Sunday, March 16, 2008

Art and Objecthood

"The answer I want to propose is this: the literalist espousal of objecthood amounts to nothing more than a plea for a new genre of theatre; and theatre is now the negation of art. Literalist sensibility is theatrical because, to begin with, it is concerned with the actual circumstances in which the beholder encounters literalist work."

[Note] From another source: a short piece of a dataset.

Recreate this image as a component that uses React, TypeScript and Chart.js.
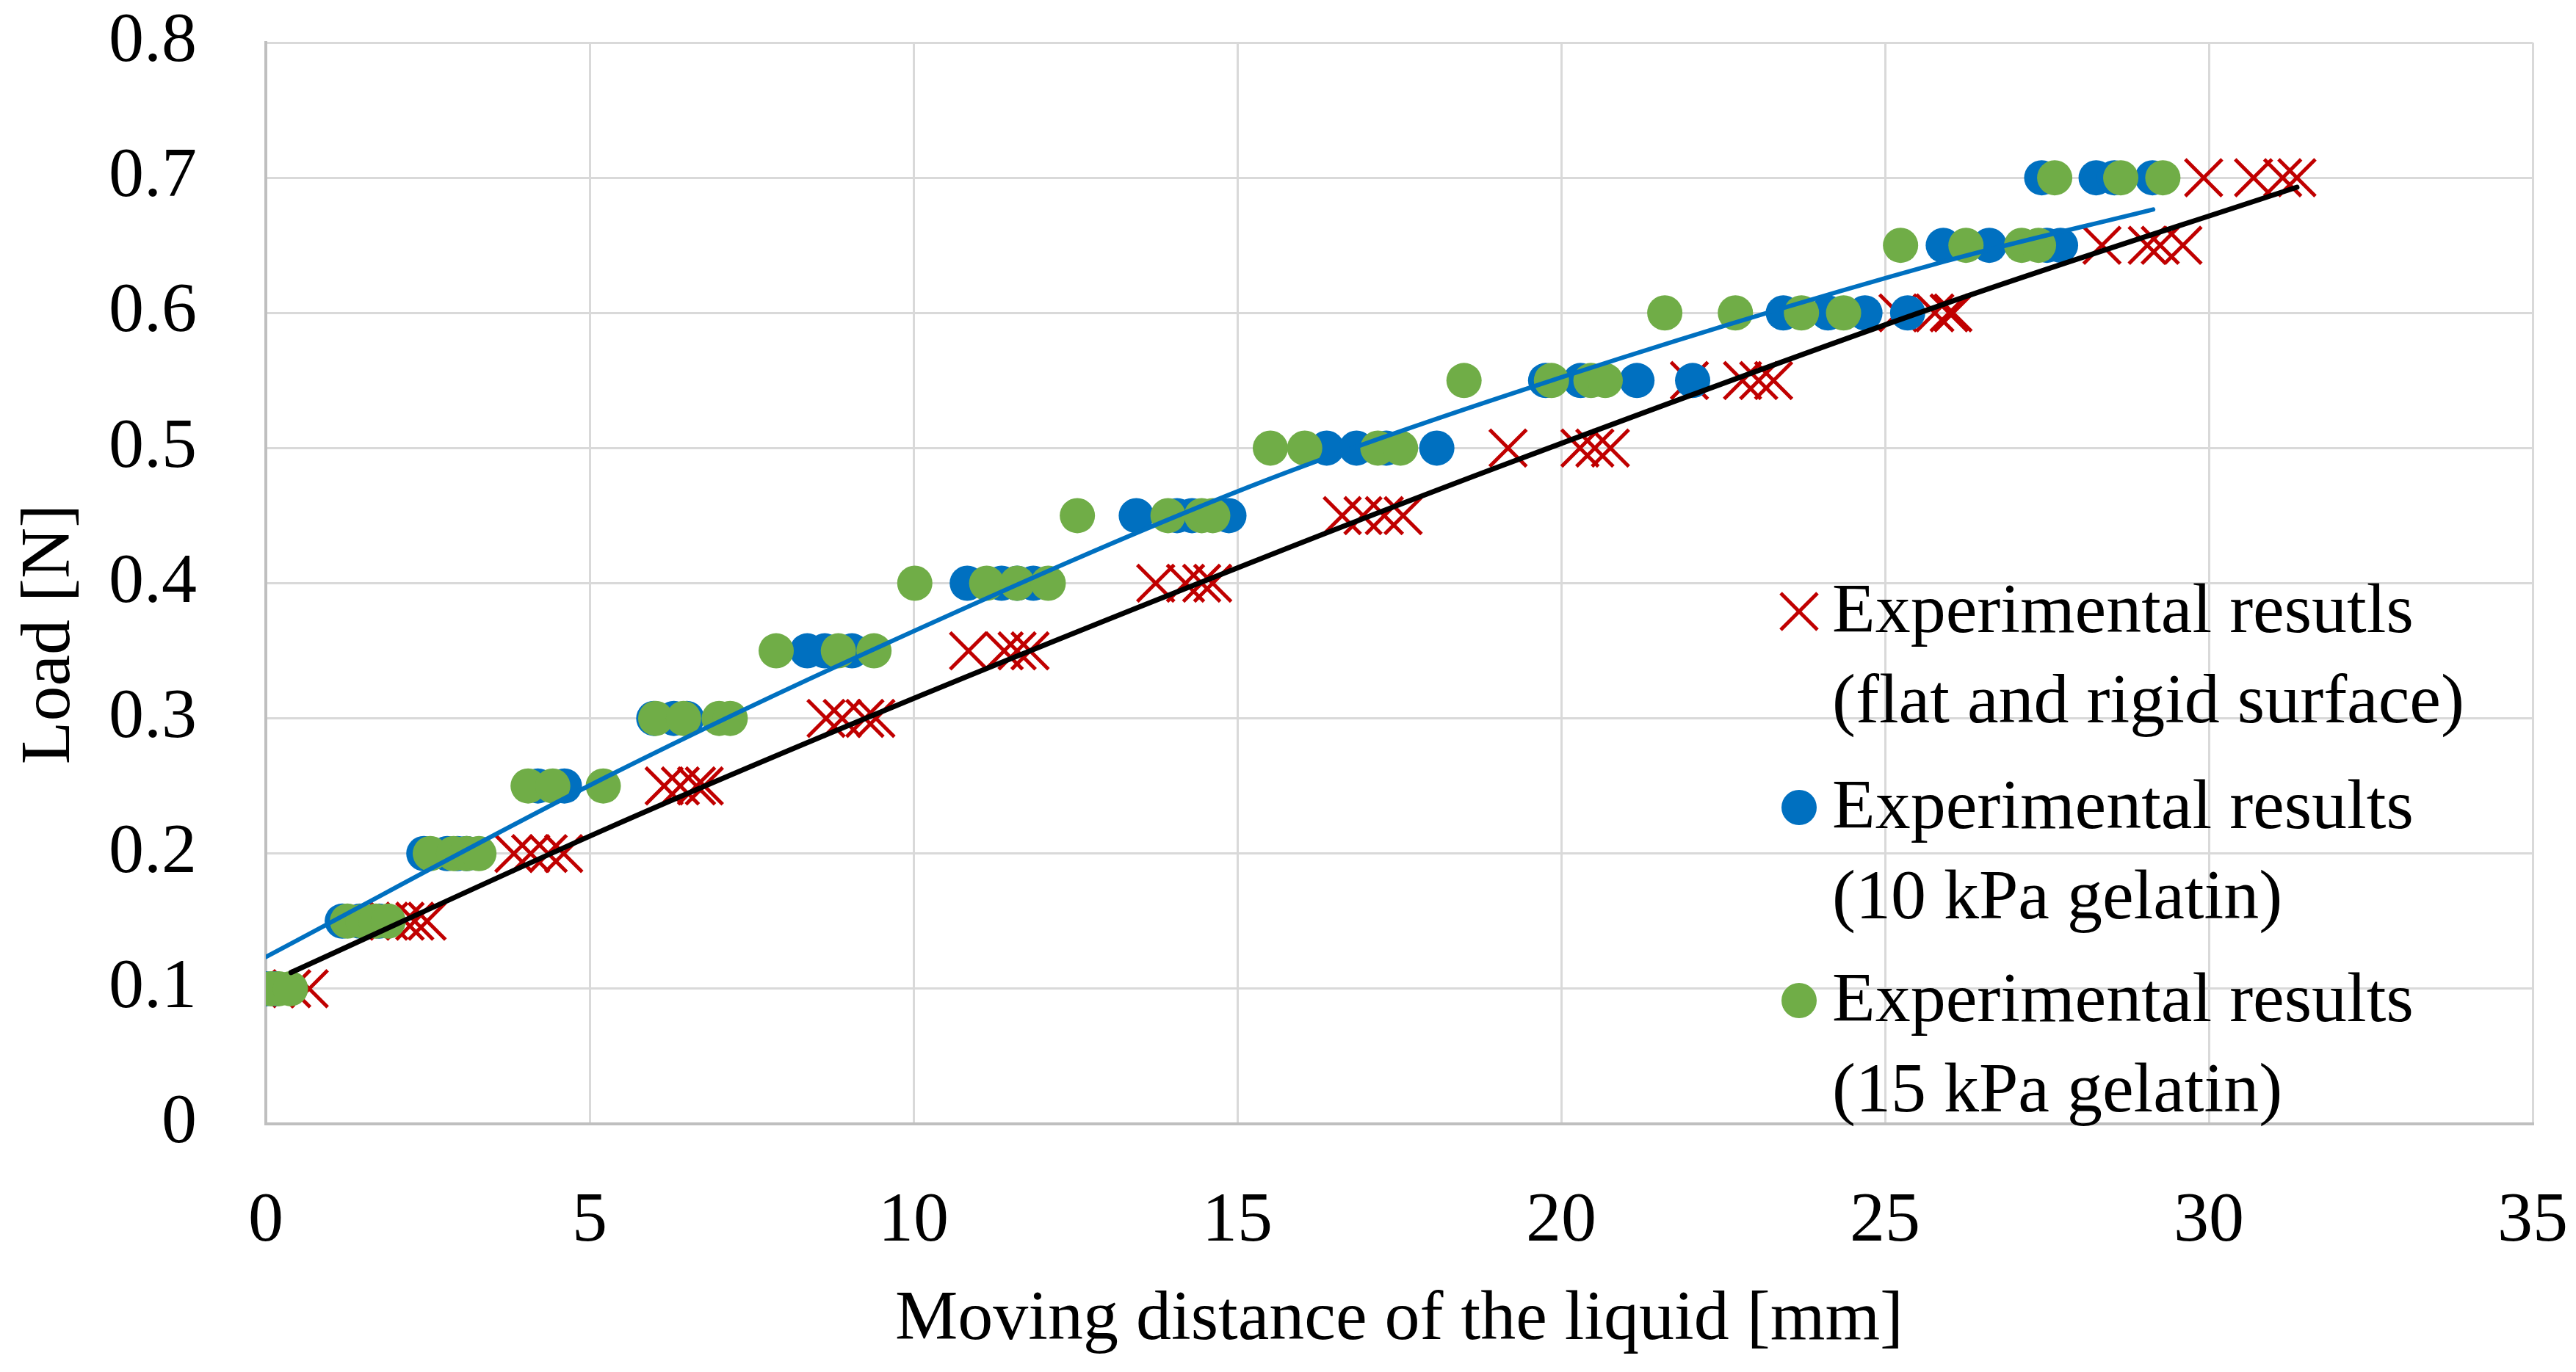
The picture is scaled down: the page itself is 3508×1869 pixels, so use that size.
import { useEffect, useRef } from "react"
import { Chart, registerables } from "chart.js"

Chart.register(...registerables)

// flat and rigid surface (red crosses)
const rigidX = [
  0.15, 0.4, 0.67,
  1.9, 2.15, 2.3, 2.49,
  3.83, 4.09, 4.36, 4.6,
  6.15, 6.4, 6.65, 6.77,
  8.65, 8.9, 9.25, 9.42,
  10.85, 11.4, 11.6, 11.8,
  13.74, 14.2, 14.45, 14.62,
  16.62, 16.94, 17.27, 17.56,
  19.18, 20.29, 20.52, 20.76,
  21.98, 22.8, 23.05, 23.28,
  25.2, 25.77, 25.99, 26.05,
  28.35, 29.05, 29.25, 29.6,
  29.92, 30.69, 31.14, 31.36,
]
const rigidY = [
  0.1, 0.1, 0.1,
  0.15, 0.15, 0.15, 0.15,
  0.2, 0.2, 0.2, 0.2,
  0.25, 0.25, 0.25, 0.25,
  0.3, 0.3, 0.3, 0.3,
  0.35, 0.35, 0.35, 0.35,
  0.4, 0.4, 0.4, 0.4,
  0.45, 0.45, 0.45, 0.45,
  0.5, 0.5, 0.5, 0.5,
  0.55, 0.55, 0.55, 0.55,
  0.6, 0.6, 0.6, 0.6,
  0.65, 0.65, 0.65, 0.65,
  0.7, 0.7, 0.7, 0.7,
]

// 10 kPa gelatin (blue dots)
const gel10X = [
  0.0, 0.15,
  1.18, 1.45, 1.75,
  2.44, 2.8, 2.96, 3.1,
  4.2, 4.61,
  5.99, 6.3, 6.5,
  8.36, 8.63, 9.05,
  10.83, 11.36, 11.6, 11.85,
  13.44, 14.07, 14.3, 14.87,
  16.38, 16.84, 17.3, 18.08,
  19.76, 20.3, 21.17, 22.03,
  23.43, 24.12, 24.69, 25.35,
  25.9, 26.61, 27.5, 27.71,
  27.42, 28.26, 28.54, 29.13,
]
const gel10Y = [
  0.1, 0.1,
  0.15, 0.15, 0.15,
  0.2, 0.2, 0.2, 0.2,
  0.25, 0.25,
  0.3, 0.3, 0.3,
  0.35, 0.35, 0.35,
  0.4, 0.4, 0.4, 0.4,
  0.45, 0.45, 0.45, 0.45,
  0.5, 0.5, 0.5, 0.5,
  0.55, 0.55, 0.55, 0.55,
  0.6, 0.6, 0.6, 0.6,
  0.65, 0.65, 0.65, 0.65,
  0.7, 0.7, 0.7, 0.7,
]

// 15 kPa gelatin (green dots)
const gel15X = [
  0.08, 0.2, 0.38,
  1.26, 1.5, 1.7, 1.89,
  2.54, 2.9, 3.1, 3.29,
  4.05, 4.43, 5.21,
  6.02, 6.45, 7.0, 7.17,
  7.88, 8.84, 9.39,
  10.02, 11.13, 11.6, 12.08,
  12.53, 13.93, 14.45, 14.62,
  15.51, 16.04, 17.17, 17.52,
  18.5, 19.85, 20.46, 20.68,
  21.6, 22.69, 23.71, 24.36,
  25.24, 26.25, 27.11, 27.37,
  27.62, 28.64, 29.29,
]
const gel15Y = [
  0.1, 0.1, 0.1,
  0.15, 0.15, 0.15, 0.15,
  0.2, 0.2, 0.2, 0.2,
  0.25, 0.25, 0.25,
  0.3, 0.3, 0.3, 0.3,
  0.35, 0.35, 0.35,
  0.4, 0.4, 0.4, 0.4,
  0.45, 0.45, 0.45, 0.45,
  0.5, 0.5, 0.5, 0.5,
  0.55, 0.55, 0.55, 0.55,
  0.6, 0.6, 0.6, 0.6,
  0.65, 0.65, 0.65, 0.65,
  0.7, 0.7, 0.7,
]

// trend lines
const rigidTrendX = [0.39, 5.3, 9.5, 15.17, 19.13, 25.94, 31.36]
const rigidTrendY = [0.112, 0.2192, 0.3048, 0.4145, 0.4878, 0.607, 0.693]
const gel10TrendX = [0, 5.3, 9.5, 15.17, 19.13, 25.94, 29.14]
const gel10TrendY = [0.1235, 0.2577, 0.3536, 0.4711, 0.5386, 0.6383, 0.6765]

const xTicks = ["0", "5", "10", "15", "20", "25", "30", "35"]
const yTicks = ["0", "0.1", "0.2", "0.3", "0.4", "0.5", "0.6", "0.7", "0.8"]

const xTitle = "Moving distance of the liquid [mm]"
const yTitle = "Load [N]"
const legendText = [
  ["Experimental resutls", "(flat and rigid surface)"],
  ["Experimental results", "(10 kPa gelatin)"],
  ["Experimental results", "(15 kPa gelatin)"],
]

const RED = "#C00000"
const BLUE = "#0070C0"
const GREEN = "#70AD47"
const FONT = '"Liberation Serif", "Times New Roman", serif'
const FONT_SIZE = 96

const zip = (xs: number[], ys: number[]) => xs.map((x, i) => ({ x, y: ys[i] }))

const textPlugin = {
  id: "textAndLegend",
  afterDraw(chart: any) {
    const ctx = chart.ctx as CanvasRenderingContext2D
    const area = chart.chartArea
    ctx.save()
    ctx.fillStyle = "#000"
    ctx.font = `${FONT_SIZE}px ${FONT}`
    ctx.textBaseline = "alphabetic"

    // axis titles
    ctx.textAlign = "center"
    ctx.fillText(xTitle, (area.left + area.right) / 2, 1824)
    ctx.save()
    ctx.translate(94, 864)
    ctx.rotate(-Math.PI / 2)
    ctx.fillText(yTitle, 0, 0)
    ctx.restore()

    // legend
    ctx.textAlign = "left"
    const tops = [861, 1128, 1391]
    const markX = 2450
    const textX = 2495
    legendText.forEach((lines, i) => {
      const base = tops[i]
      const cy = base - 28
      if (i === 0) {
        ctx.strokeStyle = RED
        ctx.lineWidth = 5
        ctx.beginPath()
        ctx.moveTo(markX - 25, cy - 25)
        ctx.lineTo(markX + 25, cy + 25)
        ctx.moveTo(markX + 25, cy - 25)
        ctx.lineTo(markX - 25, cy + 25)
        ctx.stroke()
      } else {
        ctx.fillStyle = i === 1 ? BLUE : GREEN
        ctx.beginPath()
        ctx.arc(markX, cy, 24, 0, Math.PI * 2)
        ctx.fill()
      }
      ctx.fillStyle = "#000"
      ctx.fillText(lines[0], textX, base)
      ctx.fillText(lines[1], textX, base + 123)
    })
    ctx.restore()
  },
}

const App = () => {
  const canvasRef = useRef<HTMLCanvasElement | null>(null)

  useEffect(() => {
    if (!canvasRef.current) return

    Chart.defaults.font.family = FONT
    Chart.defaults.font.size = FONT_SIZE
    Chart.defaults.color = "#000"

    const chart = new Chart(canvasRef.current, {
      type: "scatter",
      data: {
        datasets: [
          {
            label: legendText[0].join(" "),
            data: zip(rigidX, rigidY),
            pointStyle: "crossRot",
            pointRadius: 35.5,
            pointHoverRadius: 35.5,
            borderColor: RED,
            backgroundColor: RED,
            pointBorderWidth: 5,
            order: 5,
          },
          {
            label: legendText[1].join(" "),
            data: zip(gel10X, gel10Y),
            pointStyle: "circle",
            pointRadius: 24,
            pointBorderWidth: 0,
            borderColor: BLUE,
            backgroundColor: BLUE,
            order: 4,
          },
          {
            label: legendText[2].join(" "),
            data: zip(gel15X, gel15Y),
            pointStyle: "circle",
            pointRadius: 24,
            pointBorderWidth: 0,
            borderColor: GREEN,
            backgroundColor: GREEN,
            order: 3,
          },
          {
            label: "trend rigid",
            data: zip(rigidTrendX, rigidTrendY),
            showLine: true,
            pointRadius: 0,
            borderColor: "#000",
            borderWidth: 7,
            borderCapStyle: "round",
            cubicInterpolationMode: "monotone",
            order: 2,
          },
          {
            label: "trend 10 kPa",
            data: zip(gel10TrendX, gel10TrendY),
            showLine: true,
            pointRadius: 0,
            borderColor: BLUE,
            borderWidth: 6,
            borderCapStyle: "round",
            cubicInterpolationMode: "monotone",
            order: 1,
          },
        ],
      },
      options: {
        animation: false,
        responsive: false,
        devicePixelRatio: 1,
        layout: { padding: { top: 58, right: 59, left: 0, bottom: 0 } },
        plugins: {
          legend: { display: false },
          tooltip: { enabled: false },
        },
        scales: {
          x: {
            type: "linear",
            min: 0,
            max: 35,
            afterFit: (s: any) => {
              s.height = 338
              s.paddingLeft = 0
              s.paddingRight = 0
            },
            ticks: {
              stepSize: 5,
              padding: 76,
              callback: (v: any) => xTicks[Math.round(Number(v) / 5)] ?? "",
            },
            grid: { color: "#D9D9D9", lineWidth: 3, drawTicks: false },
            border: { color: "#BFBFBF", width: 4 },
          },
          y: {
            type: "linear",
            min: 0,
            max: 0.8,
            afterFit: (s: any) => {
              s.width = 362
              s.paddingTop = 0
              s.paddingBottom = 0
            },
            ticks: {
              stepSize: 0.1,
              padding: 94,
              callback: (v: any) => yTicks[Math.round(Number(v) * 10)] ?? "",
            },
            grid: { color: "#D9D9D9", lineWidth: 3, drawTicks: false },
            border: { color: "#BFBFBF", width: 4 },
          },
        },
      },
      plugins: [textPlugin],
    })

    return () => {
      chart.destroy()
    }
  }, [])

  return (
    <div style={{ position: "fixed", left: 0, top: 0, width: 3508, height: 1869, background: "#fff" }}>
      <canvas ref={canvasRef} width={3508} height={1869} />
    </div>
  )
}

export default App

The question to which Fried is proposing an answer is "What/Why is it that the idea of objecthood is the antithesis to art?" He's saying that by adopting the idea of objecthood(i.e. art being an object open to interpretation of its beholder) has created an art form of its own by making art situational to everyone who experiences it. It takes away from the actual piece of art itself and instead makes a art contextual experience. Someone viewing a photo of a graveyard may admire the beauty of its time period, landscape, etc. and react positively to it; however, if the same someone had just lost a loved one, the art may make them react completely different.
Fried rejects objecthood because he feels that it degrades the work itself and that sculptures and paintings are much more than just objects. Like Greenberg's argument that "what is art?" is no longer the main question but rather "what is good art?" Objecthood takes away from the original expression of the artist and instead gives it a context in the present day and values/beliefs of the time and beholders. In the sense Fried rejects, no longer is art just a way of expression but now its all in the eye of the beholder to get what he or she wants out of the art, which is antithetical.